First rehearsal, The Music Man, Ten Thousand Things Theater – Knight Foundation
Arts

First rehearsal, The Music Man, Ten Thousand Things Theater

By Kira Obolensky, Ten Thousand Things

It’s day two of the polar vortex, which as I understand it is kind of an upside down weather system. The cold that’s supposed to be in polar regions has inverted itself and instead is freezing us. In any case,  the church basement where Ten Thousand Things usually rehearses is too cold, so the actors and director for the next production of The Music Man are instead  seated in a circle of mismatched chairs in Michelle Hensley’s cozy South Minneapolis living room.

Ten Thousand Thing’s first read through of The Music Man. From left to right, actors Luverne Seifert, Sarah Agnew, Aimee Bryant, Dennis spears

We are reading through the script for the first time together.  With the assortment of Ten Thousand Things actors is director Lear de Bessonet, from New York City. (Lear is heading up an exciting initiative at the Public Theater called Public Works, which creates theater with about 200 people from  various social and cultural organizations scattered across the five boroughs.)  She has directed for Ten Thousand Things before—As You Like it in 2012 and My Fair Lady in 2010, both winter shows. She seems to come to Minnesota only when it’s bitterly cold.

Ten Thousand Things usually starts its rehearsal process with actors and staff sharing stories of excruciating and exhilarating experiences during performances—it’s a way to initiate those actors who have perhaps not had the singular experience of creating work for audiences that range from the incarcerated women at Ramsey County Correctional Facilities, to the crowd on a cold day at Dorothy Day Center, to a well-heeled theater savvy crowd who pays for tickets.

But today,  perhaps because everyone in the circle is a veteran performer for the theater, we bypass the initiation and speak to our previous experience with the musical, which is referred to as both a chestnut of the American theater and a candy apple, because the tartness of the core is usually cloaked by a bright, cheerful set.   The songs, too, are remarkable in their range and color, and their often bright and memorable lyrics and rhythms (“76 Trombones,” “Till there Was You,” “Pick a Little, Talk a Little.”)

We read the play, which takes place  in 1912 in River City, Iowa, during the summer time.   It would be overly optimistic to suggest that we are that transported by the script to actually become warmer, but the read through is funny, bright and moving.  Afterwards, we begin the process of inverting the play by looking at the inner core of it first—without considering the bright jaunty rhythms of the score, the clever rhyme schemes of the lyrics, the comedy of the situations and characters.  We look to the human center of the play.

Lear asks the performers to consider what the stakes of the play are; what the emotional underbelly of the story and its small town setting   might be. The thing we all know that day, even as we begin, is that Ten Thousand Things’ interpretation of this play will be different than those other productions that the actors have been in, and indeed most of the other versions of the play that have been performed.   The necessities of its production values and its many venues will create a need to strip it down to its essence and in the process, we’ll hear this story anew.  The audience, with their range of real life experiences  orat least how we imagine them,  linger outside our circle that cold day.
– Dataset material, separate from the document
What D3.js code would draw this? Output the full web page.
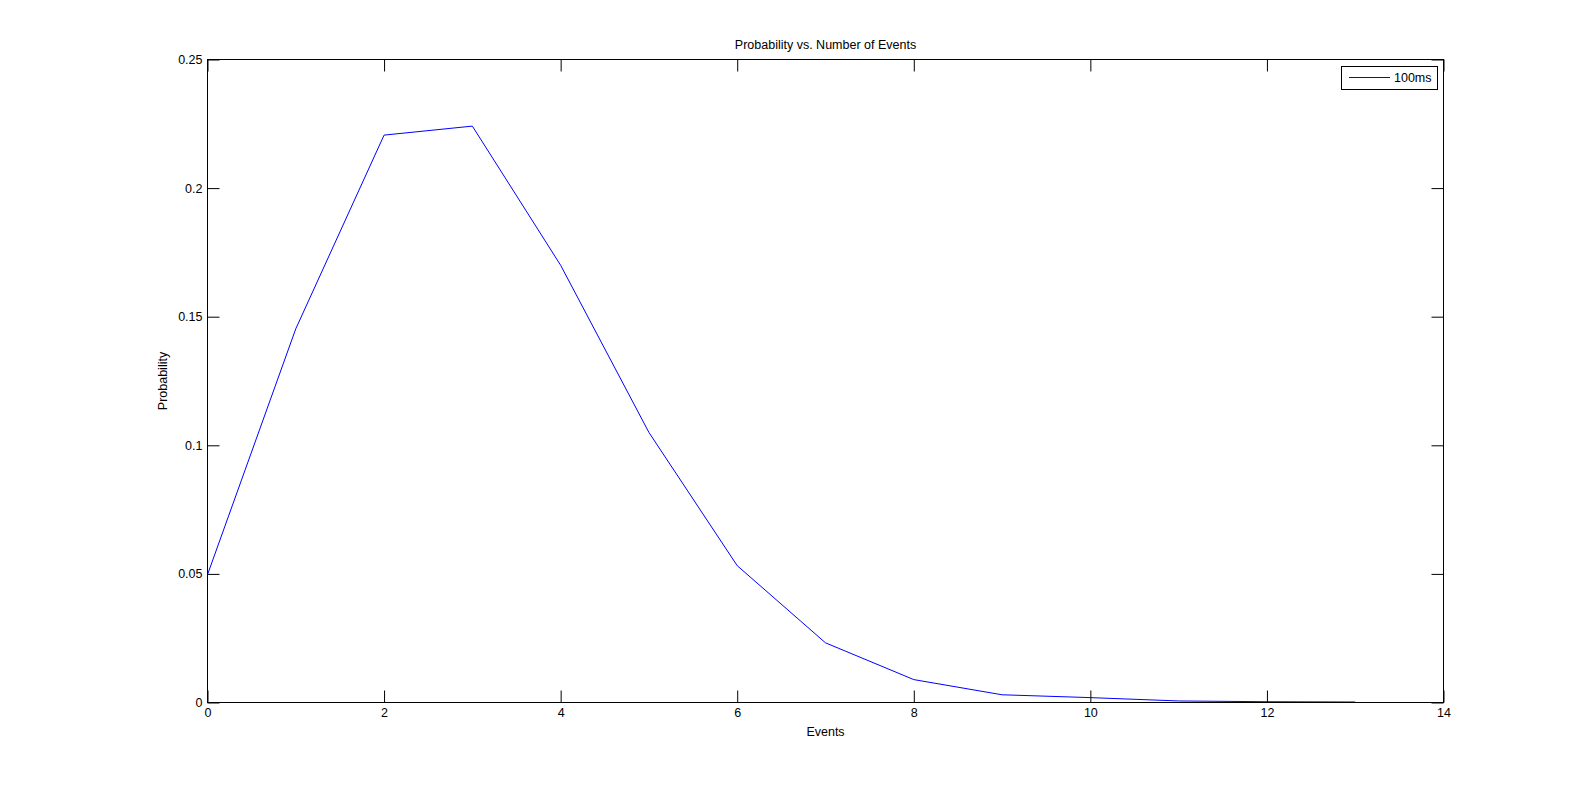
<!DOCTYPE html>
<html>
<head>
<meta charset="utf-8">
<script src="https://cdn.jsdelivr.net/npm/d3@7"></script>
<style>
  html, body { margin: 0; padding: 0; background: #fff; }
  svg { display: block; }
  text { font-family: "Liberation Sans", Arial, Helvetica, sans-serif; fill: #000; }
</style>
</head>
<body>
<svg id="chart" width="1596" height="790"></svg>
<script>
const events = [0, 1, 2, 3, 4, 5, 6, 7, 8, 9, 10, 11, 12, 13];
const probability = [0.0497, 0.1453, 0.2206, 0.2241, 0.170, 0.105, 0.0532, 0.0232, 0.0089, 0.0030, 0.0019, 0.0006, 0.0003, 0.0002];
const xTicks = [0, 2, 4, 6, 8, 10, 12, 14];
const yTicks = [0, 0.05, 0.1, 0.15, 0.2, 0.25];
const yTickLabels = ["0", "0.05", "0.1", "0.15", "0.2", "0.25"];
const seriesName = "100ms";
const titleText = "Probability vs. Number of Events";
const xLabel = "Events";
const yLabel = "Probability";

const svg = d3.select("#chart");
const L = 207.5, R = 1443.5, T = 59.5, B = 702.5;
const x = d3.scaleLinear().domain([0, 14]).range([L, R]);
const y = d3.scaleLinear().domain([0, 0.25]).range([B, T]);
const tickLen = 12;
const fs = "12.5px";

// plot background
svg.append("rect").attr("x", L).attr("y", T).attr("width", R - L).attr("height", B - T)
  .attr("fill", "#fff");

// data line
svg.append("path")
  .datum(events.map((e, i) => [e, probability[i]]))
  .attr("fill", "none")
  .attr("stroke", "#0000ff")
  .attr("stroke-width", 1)
  .attr("d", d3.line().x(d => x(d[0])).y(d => y(d[1])));

// axes (MATLAB style, ticks inward on all four sides)
const xAxisB = d3.axisBottom(x).tickValues(xTicks).tickSize(-tickLen).tickPadding(6).tickFormat(d3.format("d"));
const xAxisT = d3.axisTop(x).tickValues(xTicks).tickSize(-tickLen).tickFormat("");
const yAxisL = d3.axisLeft(y).tickValues(yTicks).tickSize(-tickLen).tickPadding(5).tickFormat((d, i) => yTickLabels[i]);
const yAxisR = d3.axisRight(y).tickValues(yTicks).tickSize(-tickLen).tickFormat("");

function style(g) {
  g.selectAll("path.domain").attr("stroke", "#000").attr("stroke-width", 1);
  g.selectAll(".tick line").attr("stroke", "#000").attr("stroke-width", 1);
  g.selectAll(".tick text").style("font-size", fs).attr("fill", "#000")
    .style("font-family", '"Liberation Sans", Arial, Helvetica, sans-serif');
  g.selectAll("path.domain").each(function() {});
}

const gB = svg.append("g").attr("transform", `translate(0,${B})`).call(xAxisB).call(style);
const gT = svg.append("g").attr("transform", `translate(0,${T})`).call(xAxisT).call(style);
const gL = svg.append("g").attr("transform", `translate(${L},0)`).call(yAxisL).call(style);
const gR = svg.append("g").attr("transform", `translate(${R},0)`).call(yAxisR).call(style);
// remove outer tick extensions of domain paths
[gB, gT, gL, gR].forEach(g => g.select("path.domain").remove());
svg.append("rect").attr("x", L).attr("y", T).attr("width", R - L).attr("height", B - T)
  .attr("fill", "none").attr("stroke", "#000").attr("stroke-width", 1);

// title and labels
svg.append("text").attr("x", (L + R) / 2).attr("y", 49).attr("text-anchor", "middle")
  .style("font-size", fs).text(titleText);
svg.append("text").attr("x", (L + R) / 2).attr("y", 736).attr("text-anchor", "middle")
  .style("font-size", fs).text(xLabel);
svg.append("text").attr("transform", `translate(167,${(T + B) / 2}) rotate(-90)`)
  .attr("text-anchor", "middle").style("font-size", fs).text(yLabel);

// legend
const lg = svg.append("g");
lg.append("rect").attr("x", 1341.5).attr("y", 66.5).attr("width", 96).attr("height", 23)
  .attr("fill", "#fff").attr("stroke", "#000").attr("stroke-width", 1);
lg.append("line").attr("x1", 1349).attr("x2", 1390).attr("y1", 77.5).attr("y2", 77.5)
  .attr("stroke", "#0000ff").attr("stroke-width", 1);
lg.append("text").attr("x", 1394).attr("y", 82).style("font-size", fs).text(seriesName);
</script>
</body>
</html>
We imagine what might prompt a man like Harold Hill to come to a small town to steal money from children; we think about the Paroo family, who has lost the head of their household; the dynamics of gossip in a small town. By looking clearly at the emotional core, we end up stripping away a lot of that candy coating to reveal the urgency of the human needs behind the story, just as we acknowledge the comedy at hand in both the situations and characters of the play.   What The Music Man is about, we discover, is the transformation of a community and our path through the next four weeks will involve figuring out what makes this happen.